Eastern Carolina fire department deals with staffing shortages
JACKSONVILLE, N.C. (WITN) - The U.S. Chamber of Commerce says 47 million Americans quit their jobs last year.
Although many people have returned to the workforce, some positions aren’t seeing as much interest as usual.
Officials with the Jacksonville fire department say the department has seen fewer applications coming across its desk this year compared to last year.
“Usually we get a couple hundred applicants. And we’ve gotten in the 70′s,” Jacksonville Fire Deputy Chief Amy Procopio said.
“Looking at 2018, 2019, and the beginning of 2020, employers were starting to feel somewhat of a pinch,” NCWorks’ Lindsay Gress added.

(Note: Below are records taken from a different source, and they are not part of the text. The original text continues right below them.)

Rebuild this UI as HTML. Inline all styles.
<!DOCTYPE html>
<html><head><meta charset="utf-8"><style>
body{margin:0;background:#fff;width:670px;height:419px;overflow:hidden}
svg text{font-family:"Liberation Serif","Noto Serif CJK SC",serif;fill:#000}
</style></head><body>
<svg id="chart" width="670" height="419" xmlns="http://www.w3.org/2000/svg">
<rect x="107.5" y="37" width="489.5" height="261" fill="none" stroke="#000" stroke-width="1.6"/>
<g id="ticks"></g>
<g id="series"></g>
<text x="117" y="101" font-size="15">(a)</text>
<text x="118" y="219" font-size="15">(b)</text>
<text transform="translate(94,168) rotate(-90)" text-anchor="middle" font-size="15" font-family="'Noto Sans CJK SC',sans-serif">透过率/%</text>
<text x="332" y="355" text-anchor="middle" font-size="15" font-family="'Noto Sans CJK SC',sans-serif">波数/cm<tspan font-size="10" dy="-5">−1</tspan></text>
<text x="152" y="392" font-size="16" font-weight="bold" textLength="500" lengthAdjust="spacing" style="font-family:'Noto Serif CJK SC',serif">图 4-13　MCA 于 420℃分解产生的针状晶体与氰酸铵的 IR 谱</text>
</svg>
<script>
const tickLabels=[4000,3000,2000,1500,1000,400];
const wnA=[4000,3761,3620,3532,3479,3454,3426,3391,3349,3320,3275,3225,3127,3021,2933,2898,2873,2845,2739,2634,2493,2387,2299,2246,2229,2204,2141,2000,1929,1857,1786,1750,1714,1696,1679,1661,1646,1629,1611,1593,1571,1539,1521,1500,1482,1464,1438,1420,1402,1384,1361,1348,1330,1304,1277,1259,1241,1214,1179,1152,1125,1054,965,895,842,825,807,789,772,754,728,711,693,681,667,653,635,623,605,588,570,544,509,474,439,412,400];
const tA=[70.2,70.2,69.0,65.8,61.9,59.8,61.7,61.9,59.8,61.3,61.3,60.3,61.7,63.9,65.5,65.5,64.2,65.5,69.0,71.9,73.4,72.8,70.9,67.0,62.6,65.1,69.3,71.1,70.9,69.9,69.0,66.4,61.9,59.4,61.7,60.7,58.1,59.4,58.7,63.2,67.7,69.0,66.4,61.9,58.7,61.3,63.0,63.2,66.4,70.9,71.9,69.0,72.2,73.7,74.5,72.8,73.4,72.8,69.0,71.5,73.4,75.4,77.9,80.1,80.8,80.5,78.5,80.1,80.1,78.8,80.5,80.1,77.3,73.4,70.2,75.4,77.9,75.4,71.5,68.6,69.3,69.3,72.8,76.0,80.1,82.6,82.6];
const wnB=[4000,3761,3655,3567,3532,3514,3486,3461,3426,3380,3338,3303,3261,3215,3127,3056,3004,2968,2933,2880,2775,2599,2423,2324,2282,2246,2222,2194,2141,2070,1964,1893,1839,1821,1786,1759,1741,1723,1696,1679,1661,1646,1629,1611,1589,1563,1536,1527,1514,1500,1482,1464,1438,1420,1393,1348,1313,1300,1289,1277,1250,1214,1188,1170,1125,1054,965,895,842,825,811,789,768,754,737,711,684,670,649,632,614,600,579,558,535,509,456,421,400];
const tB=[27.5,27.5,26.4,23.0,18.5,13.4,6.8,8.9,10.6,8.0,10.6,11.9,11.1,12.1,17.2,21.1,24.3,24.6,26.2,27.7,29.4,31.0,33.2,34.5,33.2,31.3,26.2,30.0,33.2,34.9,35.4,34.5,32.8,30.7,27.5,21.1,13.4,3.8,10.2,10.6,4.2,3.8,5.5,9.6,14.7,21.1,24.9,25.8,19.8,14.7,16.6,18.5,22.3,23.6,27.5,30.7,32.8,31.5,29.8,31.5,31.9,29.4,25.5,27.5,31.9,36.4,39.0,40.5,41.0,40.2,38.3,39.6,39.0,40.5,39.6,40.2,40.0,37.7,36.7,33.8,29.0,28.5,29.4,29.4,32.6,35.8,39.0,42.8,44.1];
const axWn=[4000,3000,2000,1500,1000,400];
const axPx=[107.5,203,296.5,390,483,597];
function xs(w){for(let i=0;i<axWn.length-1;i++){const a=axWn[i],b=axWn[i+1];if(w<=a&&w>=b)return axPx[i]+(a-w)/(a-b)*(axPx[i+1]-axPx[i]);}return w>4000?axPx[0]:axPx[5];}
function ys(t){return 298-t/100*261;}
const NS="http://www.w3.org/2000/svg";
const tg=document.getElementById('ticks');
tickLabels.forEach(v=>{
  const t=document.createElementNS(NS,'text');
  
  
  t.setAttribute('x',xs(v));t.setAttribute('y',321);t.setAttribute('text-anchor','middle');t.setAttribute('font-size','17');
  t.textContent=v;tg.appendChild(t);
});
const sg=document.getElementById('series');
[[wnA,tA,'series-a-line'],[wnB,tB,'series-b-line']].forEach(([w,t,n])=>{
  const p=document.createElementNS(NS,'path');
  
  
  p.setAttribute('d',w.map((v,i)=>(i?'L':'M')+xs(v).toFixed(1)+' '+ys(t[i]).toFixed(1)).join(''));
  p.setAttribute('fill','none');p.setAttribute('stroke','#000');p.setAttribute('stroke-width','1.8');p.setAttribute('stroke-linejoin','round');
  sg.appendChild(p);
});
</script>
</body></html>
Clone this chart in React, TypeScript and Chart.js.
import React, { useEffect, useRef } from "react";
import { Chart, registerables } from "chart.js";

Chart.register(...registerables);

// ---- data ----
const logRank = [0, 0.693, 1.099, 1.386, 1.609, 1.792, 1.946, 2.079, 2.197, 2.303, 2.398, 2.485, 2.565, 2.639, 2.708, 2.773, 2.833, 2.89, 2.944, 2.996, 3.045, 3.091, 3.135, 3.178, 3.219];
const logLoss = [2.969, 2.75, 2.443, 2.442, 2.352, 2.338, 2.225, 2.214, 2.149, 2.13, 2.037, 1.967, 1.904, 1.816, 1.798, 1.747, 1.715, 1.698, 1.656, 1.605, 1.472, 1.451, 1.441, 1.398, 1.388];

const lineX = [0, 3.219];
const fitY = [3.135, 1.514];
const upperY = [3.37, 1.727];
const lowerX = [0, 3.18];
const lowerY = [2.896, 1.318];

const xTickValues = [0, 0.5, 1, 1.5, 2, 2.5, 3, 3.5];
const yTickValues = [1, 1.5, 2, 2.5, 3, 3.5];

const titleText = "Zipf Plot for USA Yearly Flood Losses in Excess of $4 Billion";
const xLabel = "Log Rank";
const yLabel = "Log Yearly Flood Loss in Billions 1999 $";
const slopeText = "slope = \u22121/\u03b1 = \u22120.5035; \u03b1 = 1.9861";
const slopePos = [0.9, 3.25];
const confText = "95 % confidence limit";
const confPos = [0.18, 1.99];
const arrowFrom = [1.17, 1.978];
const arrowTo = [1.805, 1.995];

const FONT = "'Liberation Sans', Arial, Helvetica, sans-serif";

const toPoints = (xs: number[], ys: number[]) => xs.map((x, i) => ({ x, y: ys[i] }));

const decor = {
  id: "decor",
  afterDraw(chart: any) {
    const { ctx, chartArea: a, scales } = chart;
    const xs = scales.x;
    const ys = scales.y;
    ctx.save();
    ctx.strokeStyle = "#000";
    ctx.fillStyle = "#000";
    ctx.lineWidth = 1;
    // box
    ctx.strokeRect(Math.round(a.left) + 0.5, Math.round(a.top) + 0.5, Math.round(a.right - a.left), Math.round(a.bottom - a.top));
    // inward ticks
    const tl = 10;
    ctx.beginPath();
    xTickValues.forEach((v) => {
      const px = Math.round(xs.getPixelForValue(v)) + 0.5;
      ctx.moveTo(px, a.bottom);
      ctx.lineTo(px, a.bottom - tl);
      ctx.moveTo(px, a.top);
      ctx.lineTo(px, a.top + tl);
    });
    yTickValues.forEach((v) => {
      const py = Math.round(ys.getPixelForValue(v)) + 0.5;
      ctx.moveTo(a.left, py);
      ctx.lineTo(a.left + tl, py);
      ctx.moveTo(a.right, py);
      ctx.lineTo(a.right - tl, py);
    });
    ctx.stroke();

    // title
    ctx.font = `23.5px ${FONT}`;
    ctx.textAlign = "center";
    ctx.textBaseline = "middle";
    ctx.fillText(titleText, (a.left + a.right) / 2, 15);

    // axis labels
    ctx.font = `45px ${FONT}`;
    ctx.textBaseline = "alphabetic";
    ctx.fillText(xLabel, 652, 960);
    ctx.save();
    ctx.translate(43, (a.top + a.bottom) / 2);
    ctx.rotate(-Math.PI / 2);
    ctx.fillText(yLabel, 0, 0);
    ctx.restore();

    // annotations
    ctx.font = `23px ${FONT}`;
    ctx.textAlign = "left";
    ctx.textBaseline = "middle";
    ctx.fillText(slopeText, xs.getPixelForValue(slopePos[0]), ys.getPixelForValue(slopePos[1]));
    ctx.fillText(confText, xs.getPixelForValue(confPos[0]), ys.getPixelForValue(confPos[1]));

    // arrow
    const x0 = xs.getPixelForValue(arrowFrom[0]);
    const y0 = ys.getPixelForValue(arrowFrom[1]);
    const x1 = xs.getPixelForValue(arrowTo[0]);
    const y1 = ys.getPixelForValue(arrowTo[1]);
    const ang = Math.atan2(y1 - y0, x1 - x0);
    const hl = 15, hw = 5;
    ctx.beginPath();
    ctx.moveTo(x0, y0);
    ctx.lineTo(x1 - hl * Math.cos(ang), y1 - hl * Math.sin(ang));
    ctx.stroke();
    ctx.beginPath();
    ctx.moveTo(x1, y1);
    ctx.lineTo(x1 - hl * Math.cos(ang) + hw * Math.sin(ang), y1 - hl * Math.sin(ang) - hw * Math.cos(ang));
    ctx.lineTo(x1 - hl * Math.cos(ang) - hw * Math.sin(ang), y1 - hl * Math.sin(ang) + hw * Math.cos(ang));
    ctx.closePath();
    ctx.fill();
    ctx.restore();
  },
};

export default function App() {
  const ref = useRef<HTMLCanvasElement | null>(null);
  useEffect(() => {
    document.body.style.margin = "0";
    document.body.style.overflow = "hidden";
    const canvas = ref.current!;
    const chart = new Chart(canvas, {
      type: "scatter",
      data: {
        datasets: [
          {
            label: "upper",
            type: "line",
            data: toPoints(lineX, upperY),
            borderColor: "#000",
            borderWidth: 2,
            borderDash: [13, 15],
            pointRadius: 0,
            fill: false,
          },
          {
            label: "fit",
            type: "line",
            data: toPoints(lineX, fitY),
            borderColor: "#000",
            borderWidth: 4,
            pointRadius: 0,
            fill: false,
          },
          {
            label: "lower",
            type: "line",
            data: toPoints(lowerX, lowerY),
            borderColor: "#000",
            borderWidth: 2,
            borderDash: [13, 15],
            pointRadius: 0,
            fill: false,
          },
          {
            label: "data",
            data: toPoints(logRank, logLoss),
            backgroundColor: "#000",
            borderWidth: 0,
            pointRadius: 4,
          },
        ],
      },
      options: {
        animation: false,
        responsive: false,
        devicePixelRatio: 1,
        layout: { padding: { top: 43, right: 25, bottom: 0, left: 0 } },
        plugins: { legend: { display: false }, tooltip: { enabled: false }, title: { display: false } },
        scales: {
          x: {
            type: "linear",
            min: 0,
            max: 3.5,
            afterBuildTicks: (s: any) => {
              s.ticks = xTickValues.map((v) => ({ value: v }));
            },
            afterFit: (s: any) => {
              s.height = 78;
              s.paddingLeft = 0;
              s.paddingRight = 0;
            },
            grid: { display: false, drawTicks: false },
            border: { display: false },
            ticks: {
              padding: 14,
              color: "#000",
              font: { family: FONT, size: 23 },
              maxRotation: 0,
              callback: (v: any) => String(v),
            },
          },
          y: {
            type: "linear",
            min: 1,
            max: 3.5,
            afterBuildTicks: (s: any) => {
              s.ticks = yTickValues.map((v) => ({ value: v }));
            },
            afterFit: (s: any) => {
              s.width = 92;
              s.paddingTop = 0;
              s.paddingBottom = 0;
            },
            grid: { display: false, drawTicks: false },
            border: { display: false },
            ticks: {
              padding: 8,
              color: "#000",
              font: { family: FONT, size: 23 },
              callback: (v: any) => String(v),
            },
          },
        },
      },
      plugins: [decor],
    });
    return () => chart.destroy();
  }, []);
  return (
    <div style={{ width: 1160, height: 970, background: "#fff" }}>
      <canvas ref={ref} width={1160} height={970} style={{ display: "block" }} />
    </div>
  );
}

Employment experts say—at their lowest—unemployment rates were nearly at 14% in Onslow County at the start of the pandemic.
That number has recently moved to 4%, though Gress explains that the organization has noticed a shift in the county’s workforce.
“Right now our top two employers that have the most jobs posted are our school, Onslow County school district, and Onslow Memorial Hospital. So, education and health care is huge,” Gress said.
Procopio says there are times when multiple EMS calls are going on at the same time.
The fire department says it receives an estimated average of 20 calls to respond to a day while assisting other agencies.
“Police organizations, fire organizations, the military. Everybody has been struggling with applicants for this type of work. And we’re all kind of pulling from the same type of applicant pool, so it has been a challenge,” Procopio said.
The fire department’s application process will close on Aug. 10th for this year’s hiring process.
The Jacksonville fire department says applicants don’t need to have firefighter or EMT certification, but applicants with certification are preferred.
The certification courses can take as long as a year to complete.